By Nnamdi Elekwachi
During a 1973 state visit, Gen. Yakubu Gowon presented the British monarch, Queen Elizabeth II with a Benin bronze head he had taken from Lagos National Museum without formerly writing the appropriate authorities as was the law then. The artefact, illegally exported to United Kingdom, is believed to have been produced around 1600s.
While we blame Britain for colonialism, let us also remember that there were compradors who aided British commercial and imperial interests long before The Queen ascended the throne.
Questions are: did The Queen raid Lagos by 1973 to loot palaces and places as her ancestors did in 1850s/60s and later with the 19th century coastal chiefs in the Delta regions or did ‘Jack’ Gowon do?
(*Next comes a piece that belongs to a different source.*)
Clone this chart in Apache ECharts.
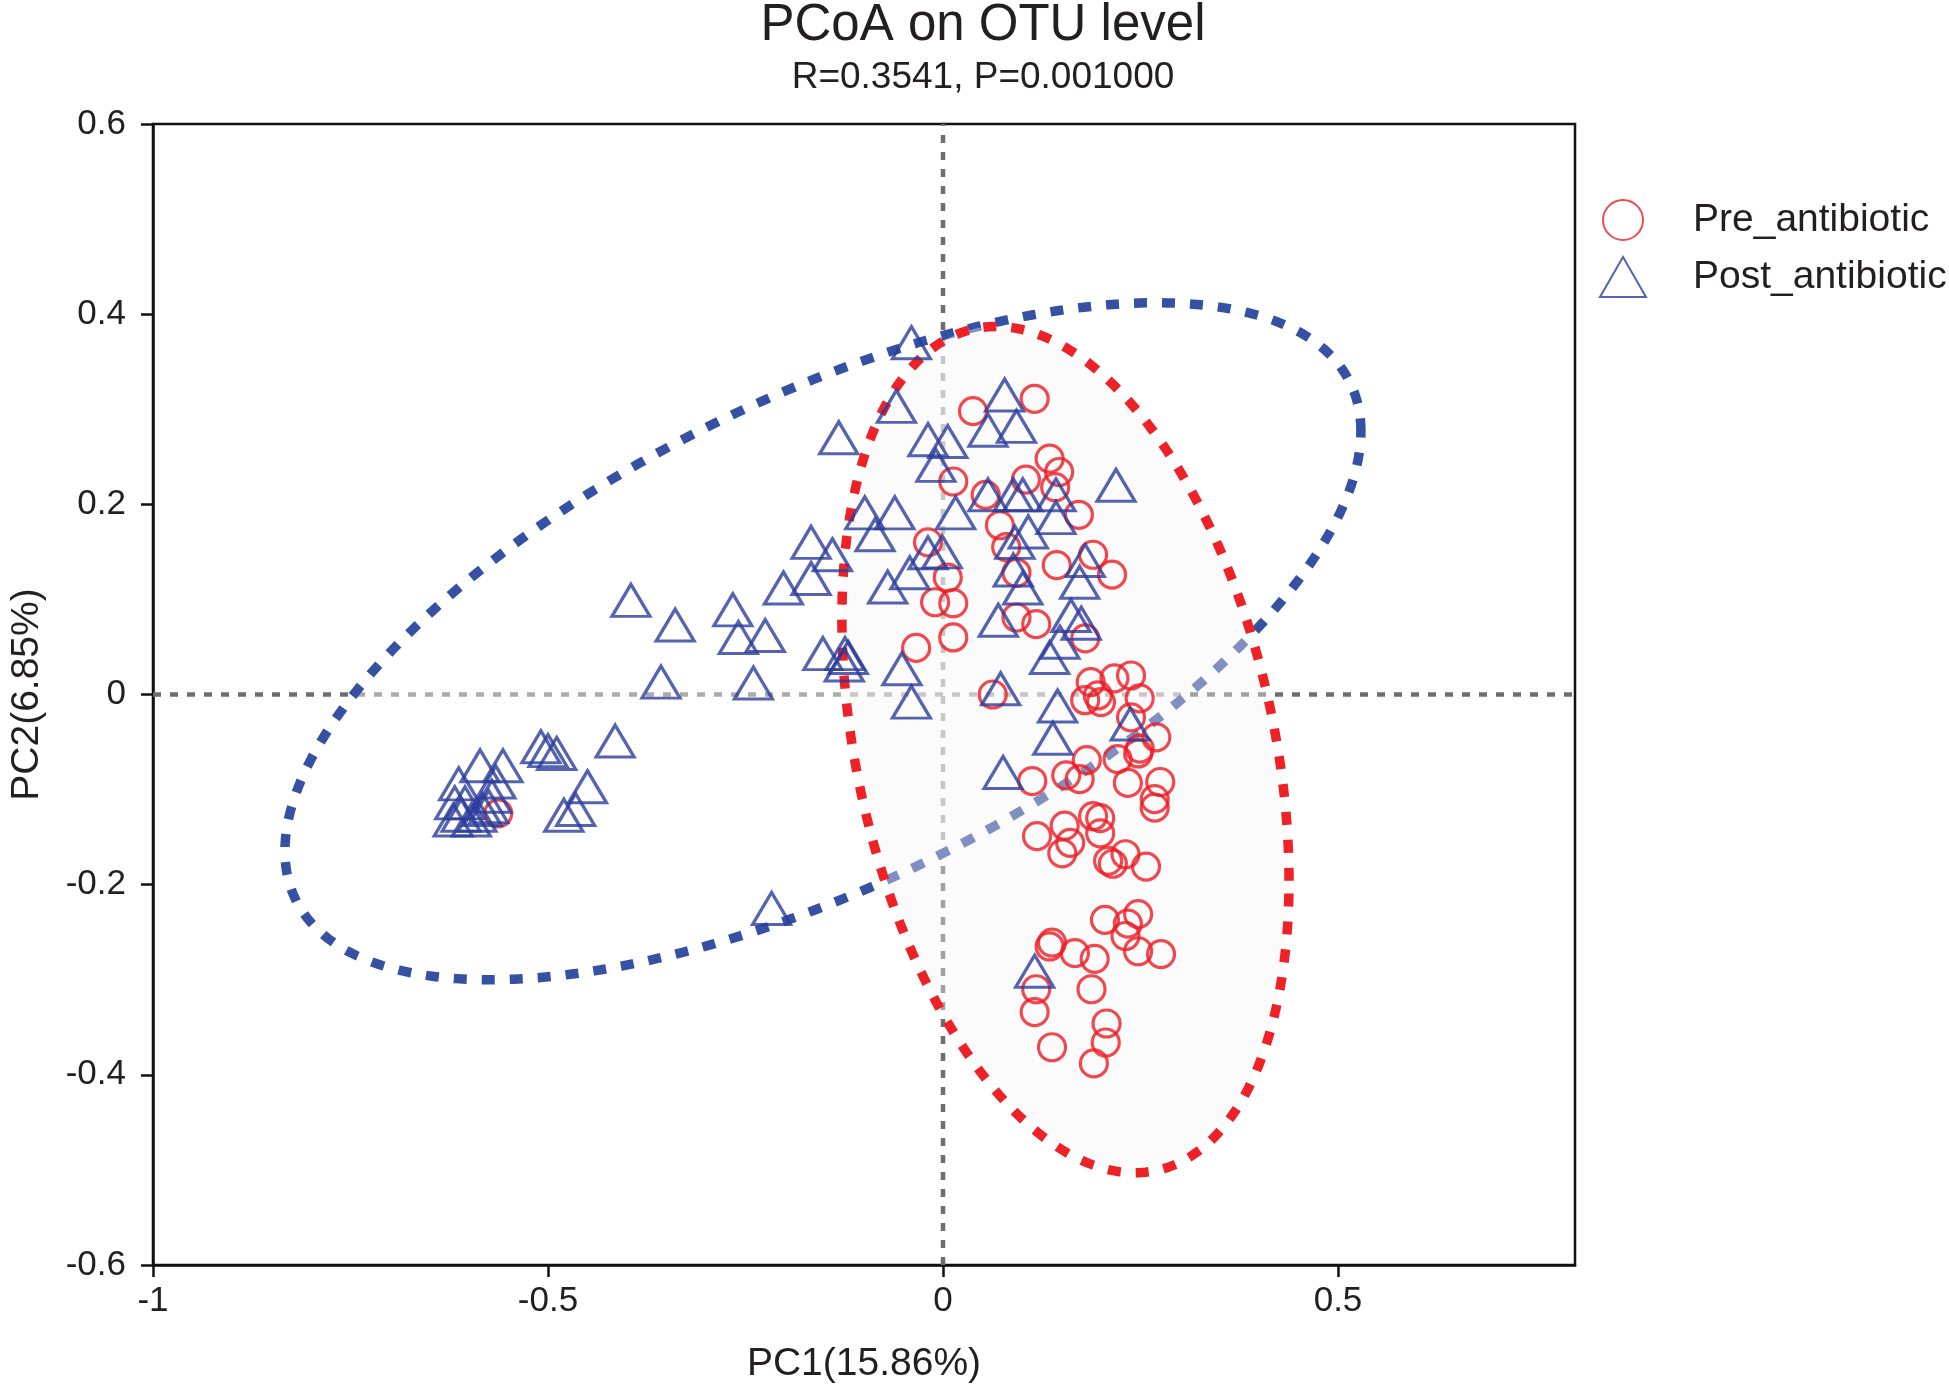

Nigeria was not a colony nor were her diverse peoples protected of Her Britannic Majesty’s government in 1973, mind you.
Are there not Nigerians looting their nation just to invest in the UK today?
Colonialism presents a historical scholarship that must be explored, no holds barred. But to it must be added the self-imposed ‘colonialism’ Africa has brought upon herself with failed leadership institutions.
Does the current structure of the Nigerian federation not amount to ‘colonialism’ where: the federal government which is just a single entity gets over 50% from revenue sharing while the states with 36 co-equal subnational governments together with the local councils with 774 co-equal grassroots governments share the paltry remainder? Is it not ‘colonialism’ that the states hijack funds meant for the local councils in the name of State Joint Local Government Account, SJLGA?
Is it not colonialism that exclusionary policies deprive some states in a particularly region opportunities others enjoy as basic?
Meanwhile, even though I do not endorse Prof. Uju Anya’s choice of words, I love the bold conversations they stimulated. Good. Bad. Ugly. History is interested in all of them as all human agencies, rational or otherwise, must be interrogated.